This book picks up from where Driving over Lemons left off and has more stories from the rather odd region of Spain that he inhabits (there seems to be an unusually high proportion of eccentric ex-pats from various parts of Europe as well as the usual roster of Spanish country types who seem remarkably unbothered by this foreign invasion), interspersed with tales of his previous careers. He describes how he set about writing the first book and his bemusement at its sudden success (it was read on Radio 4, which is where I first heard about it and was struck by the opening image of an estate agent telling him to drive over the lemons on the road because there were so many of them). Other on-going storylines include the threat to his farm from a dam and the building of an ecological solar-powered swimming pool, as well as the titular parrot. My personal favourite was the story about Juan and the lovers’ quarrel. There aren’t many other books where you will find an earnest discussion of the most suitable attire to wear in bed while waiting for someone who has threatened to come round and kill you.

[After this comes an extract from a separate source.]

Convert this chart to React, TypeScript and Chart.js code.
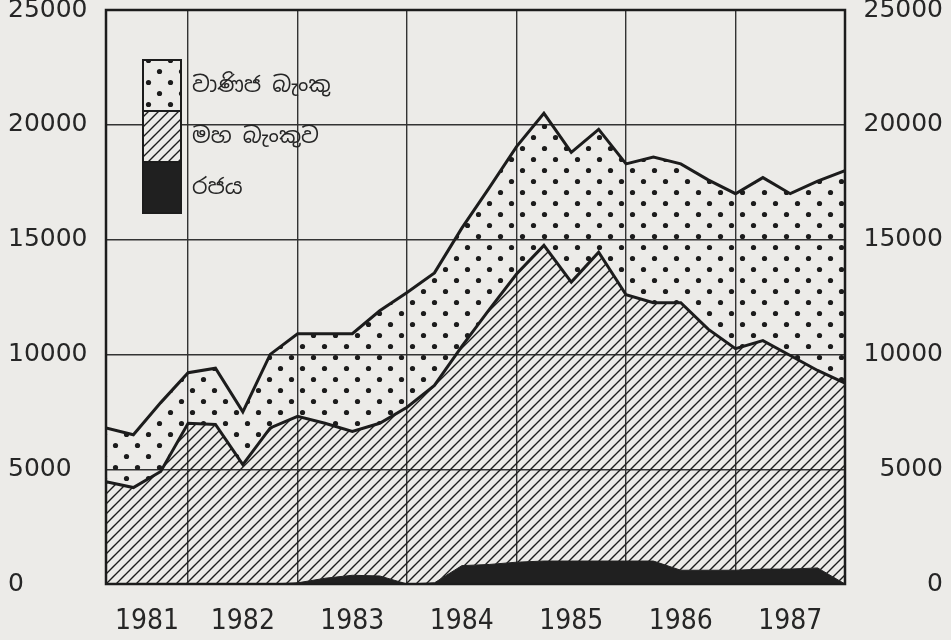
import React, { useEffect, useRef } from 'react';
import { Chart, registerables } from 'chart.js';

Chart.register(...registerables);

// ---- data (quarterly, 1981 Q1 .. 1987 Q4) ----
const years = ['1981', '1982', '1983', '1984', '1985', '1986', '1987'];
const quarters = years.flatMap((y) => ['Q1', 'Q2', 'Q3', 'Q4'].map((q) => `${y} ${q}`));

const seriesLabels = ['රජය', 'මහ බැංකුව', 'වාණිජ බැංකු'];

const government = [
  0, 0, 0, 0, 0, 0, 0, 50, 250, 380, 350, 0, 50, 800,
  850, 950, 1000, 1000, 1000, 1000, 1000, 600, 600, 600, 650, 650, 700, 0,
];
const centralBank = [
  4450, 4200, 4900, 7000, 6950, 5200, 6800, 7250, 6750, 6270, 6650, 7700, 8600, 9550,
  11100, 12550, 13750, 12150, 13450, 11600, 11250, 11650, 10500, 9650, 9950, 9300, 8600, 8750,
];
const commercialBanks = [
  2350, 2300, 3000, 2200, 2450, 2300, 3200, 3600, 3900, 4250, 4900, 5000, 4900, 5150,
  5300, 5550, 5750, 5650, 5350, 5700, 6350, 6050, 6500, 6750, 7100, 7050, 8250, 9250,
];

const yTicks = [0, 5000, 10000, 15000, 20000, 25000];

// year label positions: middle of each year's span of quarter points
const yearLabelPos = years.map((_, k) => (Math.max(0, 4 * k - 1) + 4 * k + 3) / 2);

const INK = '#1c1c1c';
const PAPER = '#ecebe8';

function makeDots(): CanvasPattern | string {
  const c = document.createElement('canvas');
  c.width = 22;
  c.height = 22;
  const g = c.getContext('2d');
  if (!g) return 'transparent';
  g.fillStyle = INK;
  const pts = [
    [5.5, 5.5],
    [16.5, 16.5],
  ];
  for (const [x, y] of pts) {
    g.beginPath();
    g.arc(x, y, 2.6, 0, Math.PI * 2);
    g.fill();
  }
  return g.createPattern(c, 'repeat') || 'transparent';
}

function makeHatch(): CanvasPattern | string {
  const s = 10;
  const c = document.createElement('canvas');
  c.width = s;
  c.height = s;
  const g = c.getContext('2d');
  if (!g) return 'transparent';
  g.strokeStyle = INK;
  g.lineWidth = 1.4;
  g.beginPath();
  g.moveTo(-1, s + 1);
  g.lineTo(s + 1, -1);
  g.moveTo(-2, 2);
  g.lineTo(2, -2);
  g.moveTo(s - 2, s + 2);
  g.lineTo(s + 2, s - 2);
  g.stroke();
  return g.createPattern(c, 'repeat') || 'transparent';
}

const framePlugin = {
  id: 'frame',
  afterDatasetsDraw(chart: any) {
    const { ctx, chartArea: a } = chart;
    ctx.save();
    ctx.strokeStyle = INK;
    ctx.lineWidth = 2.5;
    ctx.strokeRect(a.left, a.top, a.right - a.left, a.bottom - a.top);
    ctx.restore();
  },
};

const legendPlugin = {
  id: 'boxLegend',
  afterDraw(chart: any) {
    const { ctx, chartArea: a } = chart;
    const ds = chart.data.datasets.slice().reverse();
    const bx = a.left + 37;
    const bw = 38;
    const bh = 51;
    let by = a.top + 50;
    ctx.save();
    for (const d of ds) {
      ctx.fillStyle = PAPER;
      ctx.fillRect(bx, by, bw, bh);
      ctx.fillStyle = d.backgroundColor;
      ctx.fillRect(bx, by, bw, bh);
      ctx.strokeStyle = INK;
      ctx.lineWidth = 2;
      ctx.strokeRect(bx, by, bw, bh);
      ctx.fillStyle = '#262626';
      ctx.font = '22px "Noto Sans Sinhala", "Noto Sans", "DejaVu Sans", sans-serif';
      ctx.textAlign = 'left';
      ctx.textBaseline = 'middle';
      ctx.fillText(d.label, bx + bw + 11, by + bh / 2);
      by += bh;
    }
    ctx.restore();
  },
};

export default function App() {
  const ref = useRef<HTMLCanvasElement | null>(null);

  useEffect(() => {
    if (!ref.current) return;
    const dots = makeDots();
    const hatch = makeHatch();
    const pts = (arr: number[]) => arr.map((v, i) => ({ x: i, y: v }));
    const noVPad = (s: any) => {
      s.width = 98;
      s.paddingTop = 0;
      s.paddingBottom = 0;
    };

    const chart = new Chart(ref.current, {
      type: 'line',
      data: {
        labels: quarters,
        datasets: [
          {
            label: seriesLabels[0],
            data: pts(government),
            backgroundColor: '#202020',
            borderColor: '#202020',
            borderWidth: 1,
            fill: 'origin',
            pointRadius: 0,
            tension: 0,
          },
          {
            label: seriesLabels[1],
            data: pts(centralBank),
            backgroundColor: hatch as any,
            borderColor: INK,
            borderWidth: 3,
            fill: '-1',
            pointRadius: 0,
            tension: 0,
          },
          {
            label: seriesLabels[2],
            data: pts(commercialBanks),
            backgroundColor: dots as any,
            borderColor: INK,
            borderWidth: 3,
            fill: '-1',
            pointRadius: 0,
            tension: 0,
          },
        ],
      },
      options: {
        responsive: false,
        animation: false,
        layout: { padding: { top: 10, left: 8, right: 8, bottom: 0 } },
        plugins: {
          legend: { display: false },
          tooltip: { enabled: false },
        },
        scales: {
          x: {
            type: 'linear',
            min: 0,
            max: quarters.length - 1,
            border: { display: false },
            grid: {
              drawTicks: false,
              lineWidth: 1.4,
              color: (c: any) => {
                const v = c.tick && c.tick.value;
                return Number.isInteger(v) && v % 4 === 3 && v < quarters.length - 1
                  ? '#333'
                  : 'transparent';
              },
            },
            ticks: {
              stepSize: 0.5,
              autoSkip: false,
              maxRotation: 0,
              padding: 21,
              color: '#262626',
              font: { family: '"Liberation Sans Narrow", "DejaVu Sans Condensed", sans-serif', size: 28 },
              callback: (v: any) => {
                const i = yearLabelPos.indexOf(Number(v));
                return i >= 0 ? years[i] : '';
              },
            },
            afterFit: (s: any) => {
              s.height = 56;
              s.paddingLeft = 0;
              s.paddingRight = 0;
            },
          },
          y: {
            type: 'linear',
            stacked: true,
            min: yTicks[0],
            max: yTicks[yTicks.length - 1],
            border: { display: false },
            grid: {
              drawTicks: false,
              lineWidth: 1.4,
              color: (c: any) => {
                const v = c.tick && c.tick.value;
                return v === yTicks[0] || v === yTicks[yTicks.length - 1] ? 'transparent' : '#333';
              },
            },
            ticks: {
              stepSize: yTicks[1] - yTicks[0],
              crossAlign: 'far',
              color: '#262626',
              font: { family: '"DejaVu Sans", sans-serif', size: 25 },
              callback: (v: any) => String(v),
            },
            afterFit: noVPad,
          },
          y2: {
            type: 'linear',
            position: 'right',
            min: yTicks[0],
            max: yTicks[yTicks.length - 1],
            border: { display: false },
            grid: { display: false, drawTicks: false },
            ticks: {
              stepSize: yTicks[1] - yTicks[0],
              crossAlign: 'far',
              color: '#262626',
              font: { family: '"DejaVu Sans", sans-serif', size: 25 },
              callback: (v: any) => String(v),
            },
            afterFit: noVPad,
          },
        },
      } as any,
      plugins: [framePlugin, legendPlugin],
    });

    return () => chart.destroy();
  }, []);

  return (
    <div
      style={{
        position: 'absolute',
        left: 0,
        top: 0,
        width: 951,
        height: 640,
        background: PAPER,
        overflow: 'hidden',
      }}
    >
      <canvas ref={ref} width={951} height={640} style={{ display: 'block', width: 951, height: 640 }} />
    </div>
  );
}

Needless to say there is, as with all books about ex-pats living in Mediterranean countries, a certain implied smugness - “we’re living in the nearest place to Paradise on earth and you aren’t”. Some of the stories, based as they are in real life, tend to fizzle out from a dramatic point of view. But on a Mediterranean beach with one’s brains addled by the hot sun and one’s eyes dazzled by the intense blue of the sea, these minor cavils are forgotten. Whether this book would work quite as well if read in a different environment - say the depths of a cold, grey British winter - I can of course no longer say (it’s never the same reading something a second time). But I’ll happily lend it to anyone who wants to find out.
* * * * *
It is not, in general, a good idea to read about a destination while one is visiting it. The danger of invidious comparisons (in either direction) is too great. But while packing for a recent holiday in the Mediterranean I decided to break my rule and take this book along. It was the right decision. This is the perfect beach read.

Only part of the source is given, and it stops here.